## OBJECTIVE:
Could you retype the lines below, starting at the line holding "Clone this chart in Apache ECharts." and stopping at the line holding "const PEN = '#27307F';", inclusive? Copy them exactly and drop the images.

## RECORDS TO USE:
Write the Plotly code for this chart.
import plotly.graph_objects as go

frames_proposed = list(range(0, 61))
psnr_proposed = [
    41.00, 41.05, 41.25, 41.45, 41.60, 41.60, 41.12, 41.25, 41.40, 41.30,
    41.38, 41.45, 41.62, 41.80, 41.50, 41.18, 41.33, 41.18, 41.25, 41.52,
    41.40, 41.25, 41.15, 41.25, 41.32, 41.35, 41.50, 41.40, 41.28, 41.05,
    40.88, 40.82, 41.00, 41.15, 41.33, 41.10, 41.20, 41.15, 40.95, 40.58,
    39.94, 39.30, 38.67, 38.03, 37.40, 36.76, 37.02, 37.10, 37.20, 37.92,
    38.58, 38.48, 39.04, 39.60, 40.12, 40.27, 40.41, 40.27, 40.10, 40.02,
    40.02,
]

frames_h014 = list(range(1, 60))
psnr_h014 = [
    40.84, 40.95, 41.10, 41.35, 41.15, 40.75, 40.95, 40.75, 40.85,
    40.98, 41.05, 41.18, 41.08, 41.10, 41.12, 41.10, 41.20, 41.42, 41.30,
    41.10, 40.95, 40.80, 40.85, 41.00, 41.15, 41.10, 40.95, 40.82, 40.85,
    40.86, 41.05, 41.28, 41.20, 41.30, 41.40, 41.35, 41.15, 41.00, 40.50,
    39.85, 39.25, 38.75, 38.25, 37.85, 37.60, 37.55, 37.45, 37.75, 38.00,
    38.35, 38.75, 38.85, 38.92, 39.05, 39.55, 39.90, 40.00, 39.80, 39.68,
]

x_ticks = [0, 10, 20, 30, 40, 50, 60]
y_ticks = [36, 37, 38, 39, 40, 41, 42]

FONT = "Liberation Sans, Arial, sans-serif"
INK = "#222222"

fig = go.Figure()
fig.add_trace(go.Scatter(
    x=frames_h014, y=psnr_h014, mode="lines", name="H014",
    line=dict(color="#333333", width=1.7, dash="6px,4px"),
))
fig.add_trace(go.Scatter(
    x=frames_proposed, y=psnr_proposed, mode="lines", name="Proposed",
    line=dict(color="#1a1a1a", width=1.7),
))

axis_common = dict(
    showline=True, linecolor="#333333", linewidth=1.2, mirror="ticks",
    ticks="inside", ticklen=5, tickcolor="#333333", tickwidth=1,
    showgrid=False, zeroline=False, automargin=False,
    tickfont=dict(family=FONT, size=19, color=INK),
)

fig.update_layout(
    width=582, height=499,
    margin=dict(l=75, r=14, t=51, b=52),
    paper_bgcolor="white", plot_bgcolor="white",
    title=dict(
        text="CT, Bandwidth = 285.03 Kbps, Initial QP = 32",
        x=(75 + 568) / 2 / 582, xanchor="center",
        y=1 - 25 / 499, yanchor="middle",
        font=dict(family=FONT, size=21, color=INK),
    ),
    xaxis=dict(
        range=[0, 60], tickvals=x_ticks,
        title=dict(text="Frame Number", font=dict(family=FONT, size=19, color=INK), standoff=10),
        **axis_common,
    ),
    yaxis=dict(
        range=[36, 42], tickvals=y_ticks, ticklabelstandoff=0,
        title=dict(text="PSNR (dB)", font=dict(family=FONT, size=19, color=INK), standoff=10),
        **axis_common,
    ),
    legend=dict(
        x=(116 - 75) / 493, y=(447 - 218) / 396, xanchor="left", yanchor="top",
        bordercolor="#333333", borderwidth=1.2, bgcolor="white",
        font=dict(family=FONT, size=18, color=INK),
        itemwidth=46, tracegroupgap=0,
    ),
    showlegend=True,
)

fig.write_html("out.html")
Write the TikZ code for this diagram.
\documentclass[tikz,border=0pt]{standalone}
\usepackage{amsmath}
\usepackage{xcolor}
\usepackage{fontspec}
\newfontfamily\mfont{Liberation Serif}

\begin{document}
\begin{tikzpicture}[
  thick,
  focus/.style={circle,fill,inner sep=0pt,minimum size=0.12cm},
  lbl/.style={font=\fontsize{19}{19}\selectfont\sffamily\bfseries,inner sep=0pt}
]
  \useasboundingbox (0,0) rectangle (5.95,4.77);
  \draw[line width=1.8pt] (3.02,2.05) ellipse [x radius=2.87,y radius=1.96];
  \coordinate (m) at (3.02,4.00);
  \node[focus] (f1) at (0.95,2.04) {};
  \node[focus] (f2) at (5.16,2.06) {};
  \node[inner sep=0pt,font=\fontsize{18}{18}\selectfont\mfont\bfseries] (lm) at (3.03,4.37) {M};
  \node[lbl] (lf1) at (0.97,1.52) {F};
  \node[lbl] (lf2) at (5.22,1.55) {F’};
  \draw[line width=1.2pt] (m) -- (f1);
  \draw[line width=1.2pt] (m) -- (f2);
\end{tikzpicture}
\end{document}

---

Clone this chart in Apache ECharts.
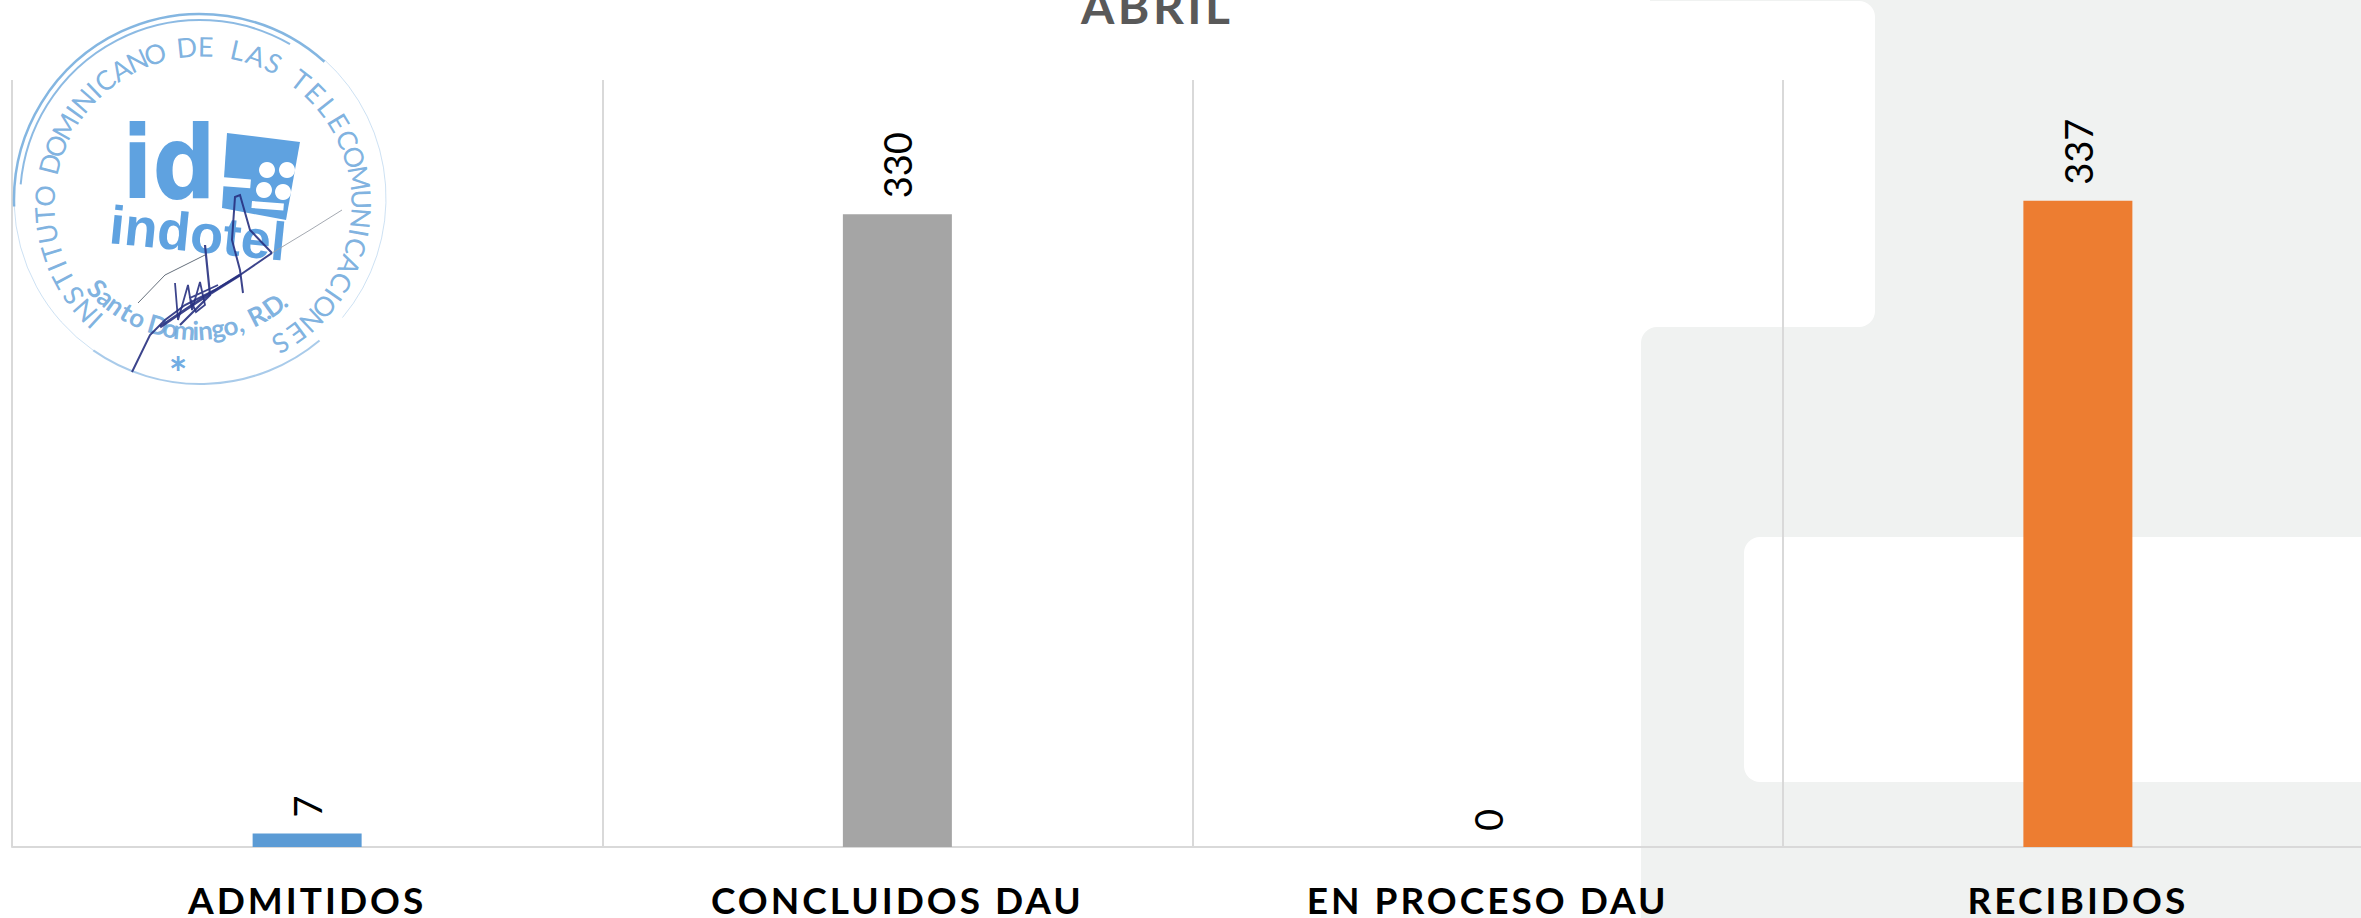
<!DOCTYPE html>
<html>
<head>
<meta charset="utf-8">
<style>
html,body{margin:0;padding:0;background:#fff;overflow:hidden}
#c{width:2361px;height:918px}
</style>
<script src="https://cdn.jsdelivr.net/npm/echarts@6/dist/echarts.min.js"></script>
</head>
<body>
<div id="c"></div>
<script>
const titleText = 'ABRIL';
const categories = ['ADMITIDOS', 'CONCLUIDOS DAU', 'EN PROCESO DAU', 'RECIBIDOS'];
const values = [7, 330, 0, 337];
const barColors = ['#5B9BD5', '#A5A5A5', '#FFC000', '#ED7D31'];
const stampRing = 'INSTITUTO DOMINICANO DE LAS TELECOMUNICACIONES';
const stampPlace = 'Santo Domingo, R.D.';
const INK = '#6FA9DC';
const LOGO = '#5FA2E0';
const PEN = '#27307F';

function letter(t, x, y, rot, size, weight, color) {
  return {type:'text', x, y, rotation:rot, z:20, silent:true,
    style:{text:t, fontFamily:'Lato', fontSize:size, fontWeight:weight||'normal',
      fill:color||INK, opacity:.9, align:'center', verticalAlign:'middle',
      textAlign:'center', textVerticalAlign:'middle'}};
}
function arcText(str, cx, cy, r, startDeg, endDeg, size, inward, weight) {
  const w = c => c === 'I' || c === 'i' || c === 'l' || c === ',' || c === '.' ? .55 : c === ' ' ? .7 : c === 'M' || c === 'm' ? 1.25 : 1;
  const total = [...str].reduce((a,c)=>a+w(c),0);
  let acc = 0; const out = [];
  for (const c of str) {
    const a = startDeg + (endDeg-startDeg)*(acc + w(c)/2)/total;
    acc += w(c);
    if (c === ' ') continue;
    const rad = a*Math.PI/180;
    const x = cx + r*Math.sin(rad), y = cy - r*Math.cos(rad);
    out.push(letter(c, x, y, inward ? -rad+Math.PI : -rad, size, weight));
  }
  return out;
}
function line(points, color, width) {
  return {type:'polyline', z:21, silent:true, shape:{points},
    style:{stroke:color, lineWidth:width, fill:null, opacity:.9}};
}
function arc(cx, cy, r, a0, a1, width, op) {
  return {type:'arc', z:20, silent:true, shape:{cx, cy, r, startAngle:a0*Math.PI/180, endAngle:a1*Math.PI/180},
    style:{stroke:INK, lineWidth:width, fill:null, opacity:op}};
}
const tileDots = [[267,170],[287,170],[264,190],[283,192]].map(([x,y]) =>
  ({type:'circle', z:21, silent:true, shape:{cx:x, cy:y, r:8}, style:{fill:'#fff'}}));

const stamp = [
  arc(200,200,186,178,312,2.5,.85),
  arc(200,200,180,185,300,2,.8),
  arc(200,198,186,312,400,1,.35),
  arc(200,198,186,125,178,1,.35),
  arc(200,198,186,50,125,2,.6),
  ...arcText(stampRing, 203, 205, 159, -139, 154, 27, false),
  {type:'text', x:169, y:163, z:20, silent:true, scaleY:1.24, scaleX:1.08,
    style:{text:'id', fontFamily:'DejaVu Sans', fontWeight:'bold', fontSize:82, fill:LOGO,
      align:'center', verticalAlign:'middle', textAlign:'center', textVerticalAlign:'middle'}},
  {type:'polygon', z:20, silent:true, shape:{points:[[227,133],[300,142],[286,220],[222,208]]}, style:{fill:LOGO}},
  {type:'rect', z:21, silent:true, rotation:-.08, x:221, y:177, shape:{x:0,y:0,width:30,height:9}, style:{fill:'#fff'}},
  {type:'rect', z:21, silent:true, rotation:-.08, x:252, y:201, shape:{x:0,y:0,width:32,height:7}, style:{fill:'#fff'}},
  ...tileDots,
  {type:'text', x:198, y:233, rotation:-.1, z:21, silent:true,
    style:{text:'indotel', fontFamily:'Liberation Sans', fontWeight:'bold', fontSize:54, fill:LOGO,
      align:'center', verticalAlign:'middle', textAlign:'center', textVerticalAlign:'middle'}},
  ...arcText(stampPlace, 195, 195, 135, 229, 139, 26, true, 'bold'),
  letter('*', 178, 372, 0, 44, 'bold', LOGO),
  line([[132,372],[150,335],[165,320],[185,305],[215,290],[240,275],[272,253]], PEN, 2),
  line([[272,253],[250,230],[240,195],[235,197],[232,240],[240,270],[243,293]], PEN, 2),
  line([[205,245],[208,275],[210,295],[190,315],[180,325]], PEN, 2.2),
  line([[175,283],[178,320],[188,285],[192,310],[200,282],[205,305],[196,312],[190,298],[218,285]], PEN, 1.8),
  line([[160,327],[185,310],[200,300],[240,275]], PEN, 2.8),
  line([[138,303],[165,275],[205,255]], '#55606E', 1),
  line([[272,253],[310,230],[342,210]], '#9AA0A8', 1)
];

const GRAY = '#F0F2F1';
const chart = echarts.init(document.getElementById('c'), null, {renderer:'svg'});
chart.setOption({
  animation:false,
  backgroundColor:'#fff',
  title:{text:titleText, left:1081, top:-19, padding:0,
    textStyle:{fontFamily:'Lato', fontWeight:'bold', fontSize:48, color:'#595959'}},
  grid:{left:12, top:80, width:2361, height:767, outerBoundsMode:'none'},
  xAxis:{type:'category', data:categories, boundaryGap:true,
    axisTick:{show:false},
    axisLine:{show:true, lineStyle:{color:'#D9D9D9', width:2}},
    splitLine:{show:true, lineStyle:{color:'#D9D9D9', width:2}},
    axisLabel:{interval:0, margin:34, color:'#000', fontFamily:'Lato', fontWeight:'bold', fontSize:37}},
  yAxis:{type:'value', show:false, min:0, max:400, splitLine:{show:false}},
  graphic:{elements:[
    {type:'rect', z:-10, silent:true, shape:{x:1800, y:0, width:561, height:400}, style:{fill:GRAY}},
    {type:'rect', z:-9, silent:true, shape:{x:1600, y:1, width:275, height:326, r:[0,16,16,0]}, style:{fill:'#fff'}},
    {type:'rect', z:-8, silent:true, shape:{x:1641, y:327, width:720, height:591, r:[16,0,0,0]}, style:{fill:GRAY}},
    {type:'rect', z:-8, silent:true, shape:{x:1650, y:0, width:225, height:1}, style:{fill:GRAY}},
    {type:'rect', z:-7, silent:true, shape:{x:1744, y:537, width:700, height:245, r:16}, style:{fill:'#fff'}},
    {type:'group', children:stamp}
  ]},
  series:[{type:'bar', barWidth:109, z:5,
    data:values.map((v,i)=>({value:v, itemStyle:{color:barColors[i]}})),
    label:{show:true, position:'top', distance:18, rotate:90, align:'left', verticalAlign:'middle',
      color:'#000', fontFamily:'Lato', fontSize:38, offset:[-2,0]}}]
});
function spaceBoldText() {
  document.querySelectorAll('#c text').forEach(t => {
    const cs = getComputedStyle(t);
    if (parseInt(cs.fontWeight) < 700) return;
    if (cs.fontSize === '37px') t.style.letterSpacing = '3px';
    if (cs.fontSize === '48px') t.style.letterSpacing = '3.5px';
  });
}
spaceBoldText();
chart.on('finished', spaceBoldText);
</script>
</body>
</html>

## SOLUTION FOR THIS PROBLEM:
Clone this chart in Apache ECharts.
<!DOCTYPE html>
<html>
<head>
<meta charset="utf-8">
<style>
html,body{margin:0;padding:0;background:#fff;overflow:hidden}
#c{width:2361px;height:918px}
</style>
<script src="https://cdn.jsdelivr.net/npm/echarts@6/dist/echarts.min.js"></script>
</head>
<body>
<div id="c"></div>
<script>
const titleText = 'ABRIL';
const categories = ['ADMITIDOS', 'CONCLUIDOS DAU', 'EN PROCESO DAU', 'RECIBIDOS'];
const values = [7, 330, 0, 337];
const barColors = ['#5B9BD5', '#A5A5A5', '#FFC000', '#ED7D31'];
const stampRing = 'INSTITUTO DOMINICANO DE LAS TELECOMUNICACIONES';
const stampPlace = 'Santo Domingo, R.D.';
const INK = '#6FA9DC';
const LOGO = '#5FA2E0';
const PEN = '#27307F';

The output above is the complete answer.